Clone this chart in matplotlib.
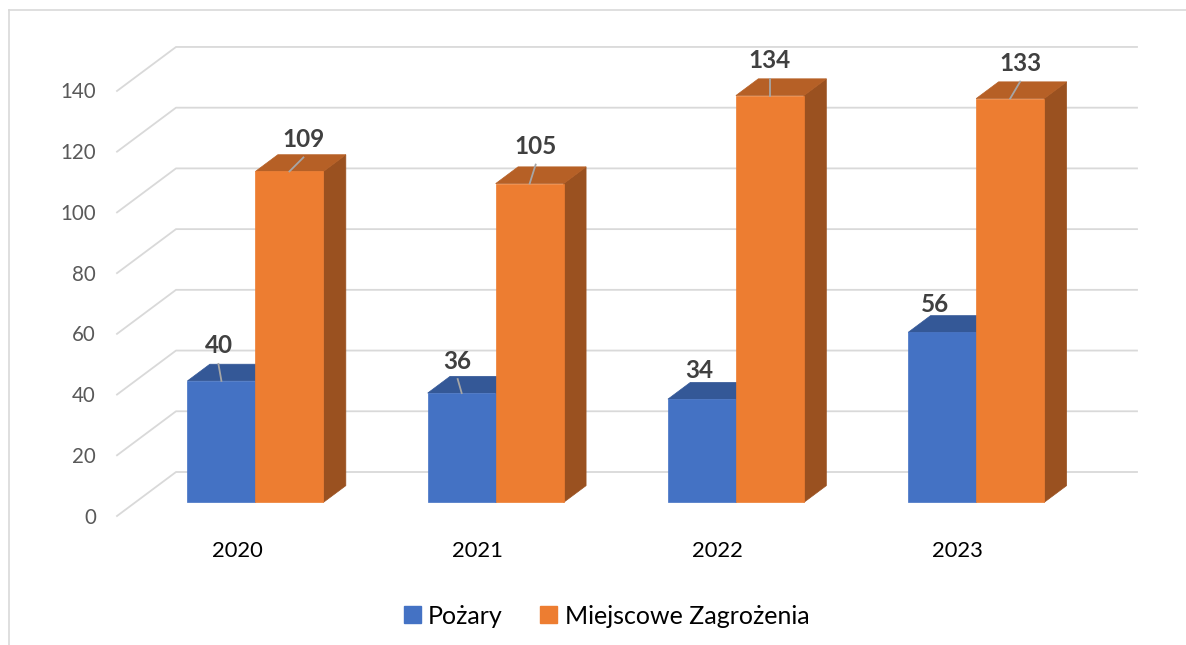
import matplotlib.pyplot as plt
from matplotlib.patches import Polygon, Patch
from matplotlib.lines import Line2D

# Dane
lata = ['2020', '2021', '2022', '2023']
pozary = [40, 36, 34, 56]
zagrozenia = [109, 105, 134, 133]
serie = ['Pożary', 'Miejscowe Zagrożenia']
podzialka_y = [0, 20, 40, 60, 80, 100, 120, 140]

# Kolory w stylu Excela: przód, góra, bok
KOLORY = [('#4472C4', '#345897', '#2B4A80'),
          ('#ED7D31', '#B66026', '#9A5120')]
SIATKA = '#D9D9D9'
FONT = 'Lato'

# Wymiary obrazka i geometria "3D"
W, H = 1186, 645
PX_KAT = 240.25      # szerokość jednej kategorii (px)
PX_JEDN = 3.036      # pikseli na jednostkę osi Y
X0_PX, Y0_PX = 117, 516   # lewy dolny róg przedniej płaszczyzny
GLEB_X = 59 / PX_KAT      # przesunięcie tylnej ściany
GLEB_Y = 44 / PX_JEDN
F_PRZOD, F_TYL = 0.31, 0.69   # położenie słupka w głębi
SZER = 0.283                  # szerokość jednego słupka

# Przesunięcia etykiet danych (px): dx, dy nad słupkiem, linia odniesienia
ETYKIETY = [[(-3, 36, True), (-4, 33, True), (-3, 30, False), (-7, 29, False)],
            [(14, 33, True), (6, 38, True), (0, 36, True), (10, 36, True)]]


def px(dx, dy):
    """Zamienia przesunięcie w pikselach na jednostki danych."""
    return dx / PX_KAT, dy / PX_JEDN


def rysuj_serie(ax, x, wartosci, kolory, z):
    przod, gora, bok = kolory
    sx, sy = F_PRZOD * GLEB_X, F_PRZOD * GLEB_Y
    gx, gy = (F_TYL - F_PRZOD) * GLEB_X, (F_TYL - F_PRZOD) * GLEB_Y
    for xi, v in zip(x, wartosci):
        lewo, prawo = xi + sx, xi + sx + SZER
        dol, szczyt = sy, v + sy
        # bok
        ax.add_patch(Polygon([(prawo, dol), (prawo + gx, dol + gy),
                              (prawo + gx, szczyt + gy), (prawo, szczyt)],
                             fc=bok, ec=bok, lw=0.5, zorder=z))
        # góra
        ax.add_patch(Polygon([(lewo, szczyt), (lewo + gx, szczyt + gy),
                              (prawo + gx, szczyt + gy), (prawo, szczyt)],
                             fc=gora, ec=gora, lw=0.5, zorder=z))
    # przód
    ax.bar([xi + sx for xi in x], wartosci, width=SZER, bottom=sy,
           align='edge', color=kolory[0], ec=kolory[0], lw=0.5, zorder=z + 0.5)


def main():
    fig = plt.figure(figsize=(W / 100, H / 100), dpi=100)
    ax = fig.add_axes([0, 0, 1, 1])
    ax.set_xlim(-0.5 - X0_PX / PX_KAT, -0.5 + (W - X0_PX) / PX_KAT)
    ax.set_ylim(-(H - Y0_PX) / PX_JEDN, Y0_PX / PX_JEDN)
    ax.axis('off')

    # Ramka wykresu (przycięta z prawej i z dołu)
    fig.add_artist(Line2D([9 / W, 9 / W], [0, 1 - 9.5 / H], transform=fig.transFigure,
                          color=SIATKA, lw=1.2))
    fig.add_artist(Line2D([9 / W, 1], [1 - 9.5 / H, 1 - 9.5 / H], transform=fig.transFigure,
                          color=SIATKA, lw=1.2))

    # Siatka: skos na bocznej ścianie + linia na tylnej ścianie
    n = len(lata)
    for v in podzialka_y:
        ax.plot([-0.5, -0.5 + GLEB_X, n - 0.5 + GLEB_X],
                [v, v + GLEB_Y, v + GLEB_Y], color=SIATKA, lw=1.3, zorder=1)
        ox, oy = px(-21, 7.5)
        ax.text(-0.5 + ox, v - oy, str(v), ha='right', va='baseline',
                fontsize=14.8, color='#595959', family=FONT)

    # Etykiety kategorii
    x = list(range(n))
    for xi, rok in zip(x, lata):
        ax.text(xi, -13.4, rok, ha='center', va='baseline', fontsize=15.8,
                color='black', family=FONT)

    # Słupki
    offsety = [-SZER, 0]
    for s, wartosci in enumerate([pozary, zagrozenia]):
        xs = [xi + offsety[s] for xi in x]
        rysuj_serie(ax, xs, wartosci, KOLORY[s], 3 + s)

        # Etykiety danych z liniami odniesienia
        for xi, v, (dx, dy, linia) in zip(xs, wartosci, ETYKIETY[s]):
            cx = xi + F_PRZOD * GLEB_X + SZER / 2
            cy = v + F_PRZOD * GLEB_Y
            ddx, ddy = px(dx, dy)
            lx, ly = cx + ddx, cy + ddy
            if linia:
                ax.plot([cx, lx], [cy, ly - 19 / PX_JEDN], color='#A6A6A6',
                        lw=1.3, zorder=6)
            ax.text(lx, ly - 8.5 / PX_JEDN, str(v), ha='center', va='baseline',
                    fontsize=17.5, fontweight='bold', color='#404040',
                    family=FONT, zorder=7)

    # Legenda
    uchwyty = [Patch(color=KOLORY[i][0], label=serie[i]) for i in range(2)]
    fig.legend(handles=uchwyty, loc='center', bbox_to_anchor=(606.5 / W, 1 - 616 / H),
               ncol=2, frameon=False, prop={'family': FONT, 'size': 18},
               handlelength=0.68, handleheight=0.68, handletextpad=0.3,
               columnspacing=1.5, borderpad=0)

    fig.savefig('out.png', dpi=100)


if __name__ == "__main__":
    main()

■ GIVEN REQUEST ■
Set down again, exactly, the lines of the material above from its first line to the one with "FONT = 'Lato'", inclusive. Leave the pictures out.

■ COMPLETE OUTPUT ■
Clone this chart in matplotlib.
import matplotlib.pyplot as plt
from matplotlib.patches import Polygon, Patch
from matplotlib.lines import Line2D

# Dane
lata = ['2020', '2021', '2022', '2023']
pozary = [40, 36, 34, 56]
zagrozenia = [109, 105, 134, 133]
serie = ['Pożary', 'Miejscowe Zagrożenia']
podzialka_y = [0, 20, 40, 60, 80, 100, 120, 140]

# Kolory w stylu Excela: przód, góra, bok
KOLORY = [('#4472C4', '#345897', '#2B4A80'),
          ('#ED7D31', '#B66026', '#9A5120')]
SIATKA = '#D9D9D9'
FONT = 'Lato'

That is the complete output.